Toutefois, la plupart des comportements d’automédication chez les animaux soulèvent systématiquement des questions sur leur caractère intentionnel et sur la manière dont ils émergent. Selon les experts, l’aspect répétitif et ciblé du comportement de Rakus indique que celui-ci était intentionnel. D’autre part, étant donné que ce comportement n’a jamais été observé chez les autres orangs-outans de la région, il est probablement apparu individuellement chez Rakus sous la forme d’innovation. En d’autres termes, il a probablement été jusqu’à présent absent du répertoire comportemental des orangs-outans locaux.
D’un autre côté, à l’instar de tous les mâles adultes de la région, Rakus n’est pas né à Suaq et son origine est inconnue. En effet, les orangs-outans mâles partent de leur région natale à la puberté et parcourent de longues distances pour conquérir de nouveaux territoires. « Par conséquent, il est possible que ce comportement se soit manifesté chez davantage d’individus dans sa population natale en dehors de la zone de recherche de Suaq », suggère Schuppli dans le communiqué.

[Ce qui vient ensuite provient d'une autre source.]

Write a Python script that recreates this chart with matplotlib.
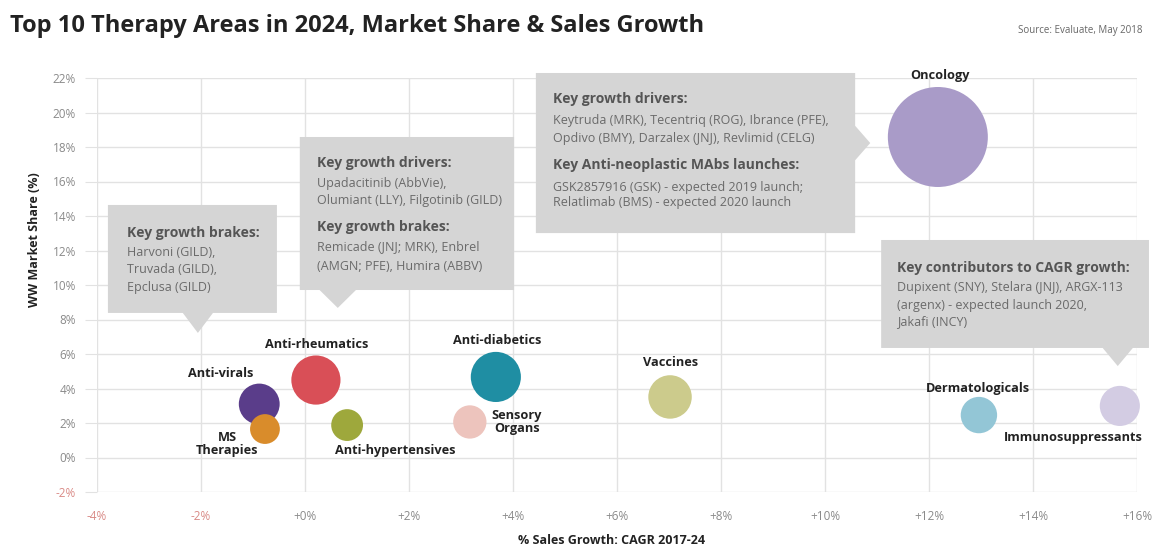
import matplotlib
matplotlib.use("Agg")
import matplotlib.pyplot as plt
from matplotlib.patches import Polygon

plt.rcParams['font.family'] = ['Open Sans', 'DejaVu Sans']

# ---- data ----
areas = ["Oncology", "Anti-virals", "MS\nTherapies", "Anti-rheumatics", "Anti-hypertensives",
         "Anti-diabetics", "Sensory\nOrgans", "Vaccines", "Dermatologicals", "Immunosuppressants"]
cagr = [12.17, -0.88, -0.77, 0.21, 0.81, 3.67, 3.17, 7.02, 12.96, 15.67]          # % CAGR 2017-24
share = [18.58, 3.10, 1.65, 4.49, 1.88, 4.67, 2.06, 3.51, 2.46, 2.99]             # WW market share %
colors = ["#a99bc8", "#5a3d8a", "#d98c2b", "#d94f57", "#9ea83c",
          "#1f8ea3", "#edc4bd", "#cccb8c", "#93c6d6", "#d3cce3"]
# label offsets (pixels) relative to bubble centre
label_off = [(2, 61), (-39, 31), (-38, -15), (1, 36), (48, -25),
             (1, 36), (47, 0), (1, 34), (-1, 27), (-47, -32)]

x_ticks = [-4, -2, 0, 2, 4, 6, 8, 10, 12, 14, 16]
y_ticks = [-2, 0, 2, 4, 6, 8, 10, 12, 14, 16, 18, 20, 22]

# callouts: (box left, box right, box bottom, box top), pointer, heading/body blocks
callouts = [
    dict(box=(-3.79, -0.54, 8.38, 14.64), ptr=("bottom", -2.06, 7.22, 0.29),
         tx=-3.42, lines=[("Key growth brakes:", 13.01, True), ("Harvoni (GILD),", 11.86, False),
                          ("Truvada (GILD),", 10.87, False), ("Epclusa (GILD)", 9.83, False)]),
    dict(box=(-0.10, 4.02, 9.71, 18.58), ptr=("bottom", 0.63, 8.67, 0.35),
         tx=0.23, lines=[("Key growth drivers:", 17.07, True), ("Upadacitinib (AbbVie),", 15.91, False),
                         ("Olumiant (LLY), Filgotinib (GILD)", 14.87, False),
                         ("Key growth brakes:", 13.36, True), ("Remicade (JNJ; MRK), Enbrel", 12.20, False),
                         ("(AMGN; PFE), Humira (ABBV)", 11.10, False)]),
    dict(box=(4.44, 10.58, 13.01, 22.29), ptr=("right", 10.87, 18.23, 1.0),
         tx=4.77, lines=[("Key growth drivers:", 20.78, True),
                         ("Keytruda (MRK), Tecentriq (ROG), Ibrance (PFE),", 19.51, False),
                         ("Opdivo (BMY), Darzalex (JNJ), Revlimid (CELG)", 18.52, False),
                         ("Key Anti-neoplastic MAbs launches:", 16.96, True),
                         ("GSK2857916 (GSK) - expected 2019 launch;", 15.68, False),
                         ("Relatlimab (BMS) - expected 2020 launch", 14.81, False)]),
    dict(box=(11.08, 16.23, 6.35, 12.61), ptr=("bottom", 15.63, 5.30, 0.29),
         tx=11.38, lines=[("Key contributors to CAGR growth:", 10.99, True),
                          ("Dupixent (SNY), Stelara (JNJ), ARGX-113", 9.83, False),
                          ("(argenx) - expected launch 2020,", 8.84, False),
                          ("Jakafi (INCY)", 7.86, False)]),
]

W, H, DPI = 1153, 548, 100
fig = plt.figure(figsize=(W / DPI, H / DPI), dpi=DPI)
fig.patch.set_facecolor("white")
ax = fig.add_axes([97 / W, 56 / H, 1040 / W, 414 / H])
ax.set_xlim(-4, 16)
ax.set_ylim(-2, 22)
ax.set_xticks(x_ticks)
ax.set_yticks(y_ticks)
ax.set_xticklabels([f"{v:+d}%" if v != 0 else "+0%" for v in x_ticks])
ax.set_yticklabels([f"{v}%" for v in y_ticks])
for lbl, v in zip(ax.get_xticklabels(), x_ticks):
    lbl.set_color("#d98a86" if v < 0 else "#8a8a8a")
for lbl, v in zip(ax.get_yticklabels(), y_ticks):
    lbl.set_color("#d98a86" if v < 0 else "#8a8a8a")
ax.tick_params(axis="y", length=9, color="#e2e2e2", pad=6, labelsize=8.5)
ax.tick_params(axis="x", length=0, pad=13, labelsize=8.5)
ax.grid(True, color="#e2e2e2", linewidth=1)
ax.set_axisbelow(True)
for s in ax.spines.values():
    s.set_visible(False)

# callout boxes
for c in callouts:
    l, r, b, t = c["box"]
    side, px, py, hw = c["ptr"]
    if side == "bottom":
        pts = [(l, b), (px - hw, b), (px, py), (px + hw, b), (r, b), (r, t), (l, t)]
    else:
        pts = [(l, b), (r, b), (r, py - hw), (px, py), (r, py + hw), (r, t), (l, t)]
    ax.add_patch(Polygon(pts, closed=True, facecolor="#d5d5d5", edgecolor="none",
                         zorder=1.5, clip_on=False))
    for txt, yy, bold in c["lines"]:
        ax.text(c["tx"], yy, txt, ha="left", va="center",
                fontsize=10 if bold else 9, fontweight="bold" if bold else "normal",
                color="#555555" if bold else "#6a6a6a", zorder=2, clip_on=False)

# bubbles (area proportional to market share)
sizes = [279 * v for v in share]
ax.scatter(cagr, share, s=sizes, c=colors, edgecolors="none", zorder=3, clip_on=False)
for name, x, y, (dx, dy) in zip(areas, cagr, share, label_off):
    ax.annotate(name, (x, y), xytext=(dx, dy), textcoords="offset pixels",
                ha="center", va="center", fontsize=9.2, fontweight="bold",
                color="#222222", zorder=4, linespacing=0.95)

fig.text(10 / W, 1 - 26 / H, "Top 10 Therapy Areas in 2024, Market Share & Sales Growth",
         ha="left", va="center", fontsize=17, fontweight="bold", color="#222222")
fig.text(1143 / W, 1 - 30 / H, "Source: Evaluate, May 2018", ha="right", va="center",
         fontsize=7, color="#666666")
fig.text(35 / W, 1 - 240 / H, "WW Market Share (%)", rotation=90, ha="center", va="center",
         fontsize=9, fontweight="bold", color="#222222")
fig.text(612 / W, 1 - 540 / H, "% Sales Growth: CAGR 2017-24", ha="center", va="center",
         fontsize=9, fontweight="bold", color="#222222")

fig.savefig("out.png", dpi=DPI)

Par ailleurs, la mise en évidence de ce comportement chez les grands singes suggère une origine évolutive de plusieurs milliers d’années chez les humains. Le traitement des blessures humaines a été mentionné pour la première fois dans un manuscrit datant de 2200 ans avant notre ère. D’ailleurs, étant donné que ce type de comportement n’est apparemment pas spécifique aux humains, mais s’applique aussi aux grands singes, il est possible que notre dernier ancêtre commun montrait déjà des comportements similaires.